Mariposa mori (Historia Naturalia) detail, 2013, Re-fabricated
antique cabinet, cast bronze, cast glass (pate verre), cast lead
crystal, antique glass, velvet, mirror, 42x25x59.5 inches.
Mariposa mori (Historia Naturalia) detail, 2013, Re-fabricated
antique cabinet, cast bronze, cast glass (pate verre), cast lead
crystal, antique glass, velvet, mirror, 42x25x59.5 inches.

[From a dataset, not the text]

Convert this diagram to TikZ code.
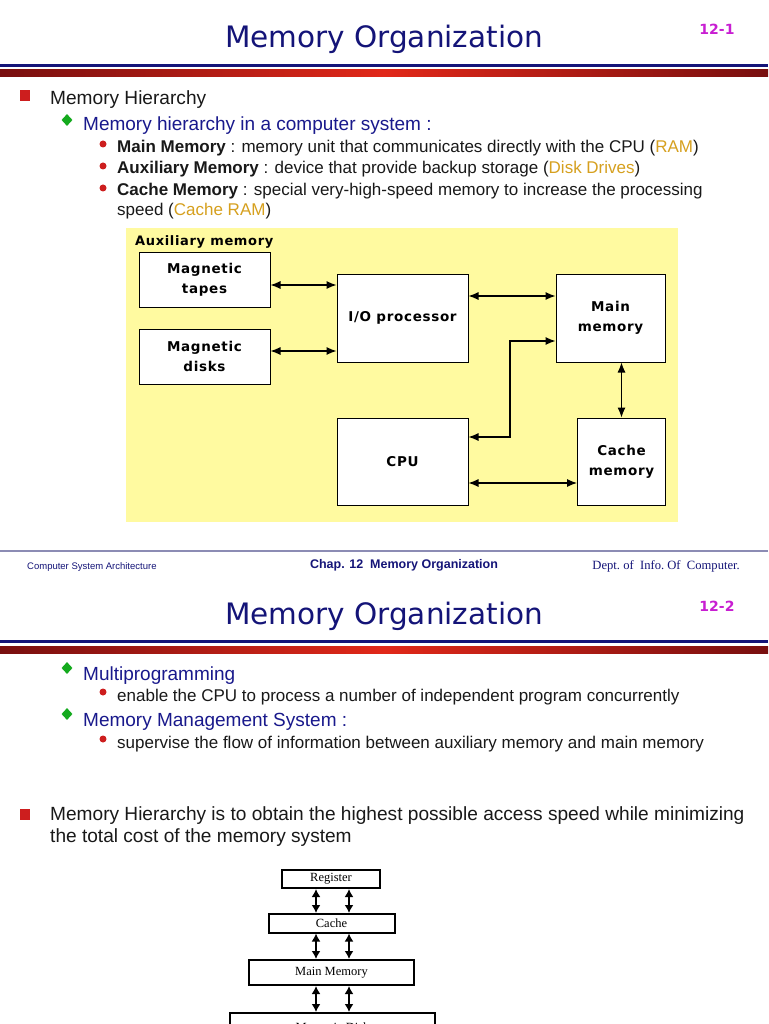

Where Mariposa mori misses conceptually, Crowder’s Refined Crude series hits the mark. In the room directly in front of Mariposa mori he has mounted seven works from the series, all with the same name but variations in number (as in Refined Crude 68.86 or Refined Crude 58.65), evocative of the banal “Untitled’s” of the foregone era of modernist painting. And although every material used in Refined Crude is representational, Crowder’s angular construction certainly harkens to geometric abstraction. Each piece is a slight variation of the same scene: a cast drill bit attached to a mahogany frame, either hanging or slightly penetrating the mahogany on the opposite side. Slate or a photograph of rock in a landscape occasionally factors in, as in 60.57 or 46.80. Here, Crowder melds complex layers of meaning with the materials he uses and how he chooses to display them. But between the voluptuous red walls, the velvety curtains, the heavy-handed flocking, and the vaginally fetishistic Body of Work: Part 2, the viewer constantly has to contend with props instead of examining the work for what it is. And ironically, the agitation created in these conflations of meaning is actually more erotic than the theatrics enveloping the work.
Refined Crude 46.80, 2013, Cast lead crystal, slate, 13x17x2 inches.
Retro-spectacle undoubtedly lives up to its name. Unfortunately, the spectacular nature of the exhibition betrays Michael Crowder’s masterful craftsmanship instead of buttressing it.
Retro-spectacle runs until October 22, 2013 at Wade Wilson Art.